Your proposal seems to be similar to something between 5 and 6. I don't expect packagers to be thrilled with that idea if they have 2-4 as alternatives, by the key point is: let's give them a choice.
Pretty much 5, I think. If I understand correctly, 6 is only true when distributions are already shipping mingw packages (and only for those packages), in which case they're not really redoing any work.
The other important part of 5 is that you can build all those packages in a combination of versions that are tested and guaranteed by community to work (unless packager chooses to do otherwise). My understanding is that you meant packagers to do arbitrary version choices by default.
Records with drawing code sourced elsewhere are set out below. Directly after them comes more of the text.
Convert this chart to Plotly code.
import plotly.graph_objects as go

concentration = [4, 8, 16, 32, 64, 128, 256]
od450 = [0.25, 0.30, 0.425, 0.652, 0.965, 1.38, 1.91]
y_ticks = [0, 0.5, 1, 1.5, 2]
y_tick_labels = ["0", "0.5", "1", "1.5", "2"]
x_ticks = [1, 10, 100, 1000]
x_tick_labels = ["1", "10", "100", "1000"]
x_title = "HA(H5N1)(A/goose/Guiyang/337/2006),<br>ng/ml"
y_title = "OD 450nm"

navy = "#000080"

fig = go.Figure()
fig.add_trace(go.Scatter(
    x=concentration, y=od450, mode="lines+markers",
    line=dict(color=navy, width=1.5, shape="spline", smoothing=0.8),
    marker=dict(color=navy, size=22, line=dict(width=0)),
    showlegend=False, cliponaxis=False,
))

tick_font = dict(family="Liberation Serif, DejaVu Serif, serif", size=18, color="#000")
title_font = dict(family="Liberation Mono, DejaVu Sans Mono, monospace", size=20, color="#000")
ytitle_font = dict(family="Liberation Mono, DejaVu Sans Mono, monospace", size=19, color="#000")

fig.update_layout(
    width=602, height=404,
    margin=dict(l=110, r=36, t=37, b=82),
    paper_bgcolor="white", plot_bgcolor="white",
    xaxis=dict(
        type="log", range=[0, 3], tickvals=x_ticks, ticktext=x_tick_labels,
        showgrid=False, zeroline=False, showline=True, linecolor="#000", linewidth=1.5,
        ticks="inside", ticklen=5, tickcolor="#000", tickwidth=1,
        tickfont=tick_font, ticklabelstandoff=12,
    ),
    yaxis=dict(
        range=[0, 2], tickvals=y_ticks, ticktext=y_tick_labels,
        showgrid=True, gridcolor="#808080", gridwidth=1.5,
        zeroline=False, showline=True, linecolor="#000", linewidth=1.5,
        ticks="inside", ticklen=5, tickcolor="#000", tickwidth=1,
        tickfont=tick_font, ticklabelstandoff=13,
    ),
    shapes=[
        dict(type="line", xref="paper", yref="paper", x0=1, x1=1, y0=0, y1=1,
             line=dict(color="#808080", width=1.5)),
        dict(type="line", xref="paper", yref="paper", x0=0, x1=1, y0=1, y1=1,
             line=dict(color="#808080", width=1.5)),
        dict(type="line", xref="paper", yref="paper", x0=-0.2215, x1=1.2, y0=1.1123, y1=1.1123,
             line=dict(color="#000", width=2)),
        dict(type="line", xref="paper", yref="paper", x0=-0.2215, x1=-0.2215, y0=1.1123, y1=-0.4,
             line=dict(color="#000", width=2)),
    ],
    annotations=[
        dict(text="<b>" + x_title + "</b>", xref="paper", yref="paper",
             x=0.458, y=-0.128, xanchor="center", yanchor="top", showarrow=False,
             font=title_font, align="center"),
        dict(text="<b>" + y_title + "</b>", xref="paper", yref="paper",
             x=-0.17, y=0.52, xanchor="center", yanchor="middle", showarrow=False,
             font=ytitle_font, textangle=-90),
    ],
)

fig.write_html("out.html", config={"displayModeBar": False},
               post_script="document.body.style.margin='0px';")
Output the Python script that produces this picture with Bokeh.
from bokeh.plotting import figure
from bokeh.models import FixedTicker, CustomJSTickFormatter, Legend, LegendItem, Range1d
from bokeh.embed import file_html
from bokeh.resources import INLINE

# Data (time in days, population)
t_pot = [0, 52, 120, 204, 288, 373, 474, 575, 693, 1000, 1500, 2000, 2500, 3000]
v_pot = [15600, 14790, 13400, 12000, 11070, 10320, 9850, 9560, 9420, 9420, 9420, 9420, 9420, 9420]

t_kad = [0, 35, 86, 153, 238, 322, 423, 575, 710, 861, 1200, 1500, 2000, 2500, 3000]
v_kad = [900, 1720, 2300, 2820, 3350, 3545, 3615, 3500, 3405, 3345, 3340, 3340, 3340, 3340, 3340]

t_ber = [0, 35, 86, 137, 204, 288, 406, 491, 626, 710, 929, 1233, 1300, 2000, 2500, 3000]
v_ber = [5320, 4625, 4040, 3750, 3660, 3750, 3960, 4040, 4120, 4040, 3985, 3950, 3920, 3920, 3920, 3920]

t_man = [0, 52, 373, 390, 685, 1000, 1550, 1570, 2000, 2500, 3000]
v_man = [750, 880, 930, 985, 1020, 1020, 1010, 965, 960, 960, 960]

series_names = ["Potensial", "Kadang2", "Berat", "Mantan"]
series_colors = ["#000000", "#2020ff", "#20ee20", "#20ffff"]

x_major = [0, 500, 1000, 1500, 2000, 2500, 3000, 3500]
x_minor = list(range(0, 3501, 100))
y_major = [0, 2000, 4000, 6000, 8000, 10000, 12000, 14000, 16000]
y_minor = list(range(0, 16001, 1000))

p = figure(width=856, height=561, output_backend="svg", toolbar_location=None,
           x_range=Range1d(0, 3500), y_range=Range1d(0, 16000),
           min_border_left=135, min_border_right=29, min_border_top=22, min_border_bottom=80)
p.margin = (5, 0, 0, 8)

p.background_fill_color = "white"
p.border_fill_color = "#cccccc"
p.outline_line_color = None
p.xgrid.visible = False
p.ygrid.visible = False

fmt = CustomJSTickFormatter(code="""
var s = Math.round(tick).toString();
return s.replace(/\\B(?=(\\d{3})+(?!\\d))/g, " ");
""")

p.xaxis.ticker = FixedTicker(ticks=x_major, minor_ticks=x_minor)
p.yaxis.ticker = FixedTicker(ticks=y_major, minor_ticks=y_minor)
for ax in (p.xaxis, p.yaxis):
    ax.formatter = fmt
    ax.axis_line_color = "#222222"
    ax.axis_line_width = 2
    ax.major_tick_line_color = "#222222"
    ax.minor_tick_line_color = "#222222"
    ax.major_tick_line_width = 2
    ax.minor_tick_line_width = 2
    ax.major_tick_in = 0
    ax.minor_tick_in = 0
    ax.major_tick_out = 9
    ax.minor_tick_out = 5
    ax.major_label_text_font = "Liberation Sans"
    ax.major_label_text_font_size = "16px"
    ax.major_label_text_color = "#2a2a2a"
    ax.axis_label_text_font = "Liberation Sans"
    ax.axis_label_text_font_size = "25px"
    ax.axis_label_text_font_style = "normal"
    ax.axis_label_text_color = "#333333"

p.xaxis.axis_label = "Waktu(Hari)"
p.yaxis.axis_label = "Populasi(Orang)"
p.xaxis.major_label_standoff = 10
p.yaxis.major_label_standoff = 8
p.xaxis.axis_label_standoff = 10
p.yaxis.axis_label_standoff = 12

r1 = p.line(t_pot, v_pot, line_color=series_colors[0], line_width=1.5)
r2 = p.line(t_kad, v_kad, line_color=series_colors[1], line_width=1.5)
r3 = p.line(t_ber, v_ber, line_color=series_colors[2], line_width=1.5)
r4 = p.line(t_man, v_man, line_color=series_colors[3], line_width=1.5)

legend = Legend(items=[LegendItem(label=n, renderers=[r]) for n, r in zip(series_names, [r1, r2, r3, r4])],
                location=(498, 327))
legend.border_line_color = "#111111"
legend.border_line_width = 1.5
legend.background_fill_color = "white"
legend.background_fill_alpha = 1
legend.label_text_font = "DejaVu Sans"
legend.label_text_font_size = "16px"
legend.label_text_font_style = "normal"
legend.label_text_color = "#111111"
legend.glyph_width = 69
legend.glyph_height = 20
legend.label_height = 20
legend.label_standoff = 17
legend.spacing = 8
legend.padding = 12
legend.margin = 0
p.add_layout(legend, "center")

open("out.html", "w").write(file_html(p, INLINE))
I'm not admittedly sure what's meant by arbitrary version choices, or perhaps this paragraph in general, but I'm imagining that mingw packages will be no different than non-mingw packages in most respects, so we/distributions can do whatever testing is desired.
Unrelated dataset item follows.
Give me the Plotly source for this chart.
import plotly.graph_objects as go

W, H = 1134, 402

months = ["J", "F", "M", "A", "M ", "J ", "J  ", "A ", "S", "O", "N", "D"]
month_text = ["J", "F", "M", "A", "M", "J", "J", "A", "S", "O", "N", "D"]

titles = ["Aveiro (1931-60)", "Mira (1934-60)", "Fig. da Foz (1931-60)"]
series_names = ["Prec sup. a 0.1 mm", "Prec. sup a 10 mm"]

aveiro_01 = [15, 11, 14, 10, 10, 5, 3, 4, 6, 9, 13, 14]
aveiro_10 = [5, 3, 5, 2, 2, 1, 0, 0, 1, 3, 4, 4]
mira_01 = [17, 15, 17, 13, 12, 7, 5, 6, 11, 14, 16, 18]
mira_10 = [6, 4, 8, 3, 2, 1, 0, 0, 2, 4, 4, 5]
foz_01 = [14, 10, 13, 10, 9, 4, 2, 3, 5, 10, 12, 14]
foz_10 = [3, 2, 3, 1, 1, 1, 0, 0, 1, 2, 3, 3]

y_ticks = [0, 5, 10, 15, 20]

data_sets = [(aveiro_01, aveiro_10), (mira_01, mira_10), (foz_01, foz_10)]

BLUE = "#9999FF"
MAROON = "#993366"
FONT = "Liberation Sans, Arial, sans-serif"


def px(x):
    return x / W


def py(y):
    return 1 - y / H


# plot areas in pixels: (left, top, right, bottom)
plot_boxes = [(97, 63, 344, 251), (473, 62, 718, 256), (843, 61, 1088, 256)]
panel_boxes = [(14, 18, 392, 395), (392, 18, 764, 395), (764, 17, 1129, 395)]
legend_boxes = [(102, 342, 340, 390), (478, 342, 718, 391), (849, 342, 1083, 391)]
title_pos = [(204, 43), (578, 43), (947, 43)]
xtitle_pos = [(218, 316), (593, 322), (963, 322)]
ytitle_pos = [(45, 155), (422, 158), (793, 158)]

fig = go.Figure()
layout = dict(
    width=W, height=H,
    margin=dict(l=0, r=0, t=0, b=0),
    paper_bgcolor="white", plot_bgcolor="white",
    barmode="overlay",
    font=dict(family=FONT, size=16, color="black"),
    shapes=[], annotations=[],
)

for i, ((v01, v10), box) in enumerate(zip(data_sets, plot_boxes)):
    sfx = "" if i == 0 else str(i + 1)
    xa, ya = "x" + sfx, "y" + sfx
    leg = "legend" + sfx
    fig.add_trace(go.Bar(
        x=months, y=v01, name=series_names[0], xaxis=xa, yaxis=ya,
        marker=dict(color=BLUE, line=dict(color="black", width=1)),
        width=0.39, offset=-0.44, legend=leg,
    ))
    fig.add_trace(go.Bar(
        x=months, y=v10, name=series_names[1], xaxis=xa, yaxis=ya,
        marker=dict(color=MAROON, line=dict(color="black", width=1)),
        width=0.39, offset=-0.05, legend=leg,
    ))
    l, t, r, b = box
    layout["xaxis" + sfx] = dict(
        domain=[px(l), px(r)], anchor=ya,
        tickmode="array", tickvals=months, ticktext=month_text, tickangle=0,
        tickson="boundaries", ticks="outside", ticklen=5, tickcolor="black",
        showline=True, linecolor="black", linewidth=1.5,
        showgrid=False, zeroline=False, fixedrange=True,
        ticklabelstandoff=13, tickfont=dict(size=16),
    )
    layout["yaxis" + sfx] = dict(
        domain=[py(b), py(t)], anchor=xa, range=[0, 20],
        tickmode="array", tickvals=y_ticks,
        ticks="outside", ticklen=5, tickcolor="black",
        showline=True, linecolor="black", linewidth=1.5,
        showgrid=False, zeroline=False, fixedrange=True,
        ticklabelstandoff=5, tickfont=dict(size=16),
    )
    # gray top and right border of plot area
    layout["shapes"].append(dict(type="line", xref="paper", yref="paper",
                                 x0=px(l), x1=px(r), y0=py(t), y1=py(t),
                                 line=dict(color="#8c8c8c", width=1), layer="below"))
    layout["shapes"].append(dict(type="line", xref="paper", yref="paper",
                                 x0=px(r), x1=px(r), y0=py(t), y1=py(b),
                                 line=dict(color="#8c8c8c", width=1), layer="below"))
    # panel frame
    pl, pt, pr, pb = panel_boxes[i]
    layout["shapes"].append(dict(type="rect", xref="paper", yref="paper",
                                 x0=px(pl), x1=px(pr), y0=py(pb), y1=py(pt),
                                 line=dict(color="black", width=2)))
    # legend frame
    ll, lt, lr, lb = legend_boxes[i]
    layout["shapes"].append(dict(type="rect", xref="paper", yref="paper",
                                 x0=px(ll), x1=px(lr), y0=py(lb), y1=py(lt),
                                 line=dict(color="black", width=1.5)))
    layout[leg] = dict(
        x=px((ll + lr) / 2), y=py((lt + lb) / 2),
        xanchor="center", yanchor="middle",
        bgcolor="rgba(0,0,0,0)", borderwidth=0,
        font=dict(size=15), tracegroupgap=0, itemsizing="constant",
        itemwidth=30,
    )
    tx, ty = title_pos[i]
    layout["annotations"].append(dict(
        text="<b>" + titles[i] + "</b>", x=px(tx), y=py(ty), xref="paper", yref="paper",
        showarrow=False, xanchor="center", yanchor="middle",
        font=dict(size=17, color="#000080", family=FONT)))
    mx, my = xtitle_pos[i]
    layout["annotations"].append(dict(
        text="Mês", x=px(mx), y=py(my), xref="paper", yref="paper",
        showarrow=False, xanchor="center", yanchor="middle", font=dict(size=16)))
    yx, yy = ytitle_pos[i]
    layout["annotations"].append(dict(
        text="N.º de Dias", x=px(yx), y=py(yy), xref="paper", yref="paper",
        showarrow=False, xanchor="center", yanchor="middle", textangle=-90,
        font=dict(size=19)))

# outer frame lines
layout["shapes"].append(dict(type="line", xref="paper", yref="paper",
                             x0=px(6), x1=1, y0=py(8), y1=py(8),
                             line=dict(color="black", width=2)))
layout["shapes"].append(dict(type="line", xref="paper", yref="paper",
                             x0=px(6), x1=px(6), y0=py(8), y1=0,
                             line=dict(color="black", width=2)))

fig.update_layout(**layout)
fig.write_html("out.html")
If you expect packagers to build 20 packages, they need to make 20 version choices about version and then update them as they see the fit.
Maybe, but the alternative is "let the Wine project make all of those decisions". And if they'd rather trust the versions we propose, then it wouldn't matter how the packages are built.
I don't work in distributions, but I don't particularly understand why 5 is any harder than 2-4, or what's gained from having 2-4 as an option.
The gain from 2-4 is simplicity that I mentioned earlier, which I think is crucial if we want wide adaptation. What's gained by 5?
Essentially, that it's the way things are already done.
I guess I'm also still not understanding why 2-4 is simpler, except I guess it doesn't require any packages to be installed as build dependencies—which doesn't seem like a huge advantage, since that's basically just the norm for package building.
Let's use an example. Suppose I want to bootstrap a fully working Wine on a distro with no Wine or Wine-specific packages (or I just don't want to use them). I don't want to use any binary blob, so I need to build all PE dependences myself. How would my experience look like with what you propose?
Well, in general, someone like me who's not interested in hacking on any PE libraries would retrieve precompiled libraries from WineHQ or distribution repositories—just like installing regular devel packages, just with a different architecture—and then build Wine the same way as is currently done (configure, make, make install).
If one insists on compiling everything themself, they'd go through the same process as they would with any other package. I don't see why wanting to manually compile every PE dependency would be any more likely with Wine than other software, or why it should be treated any differently.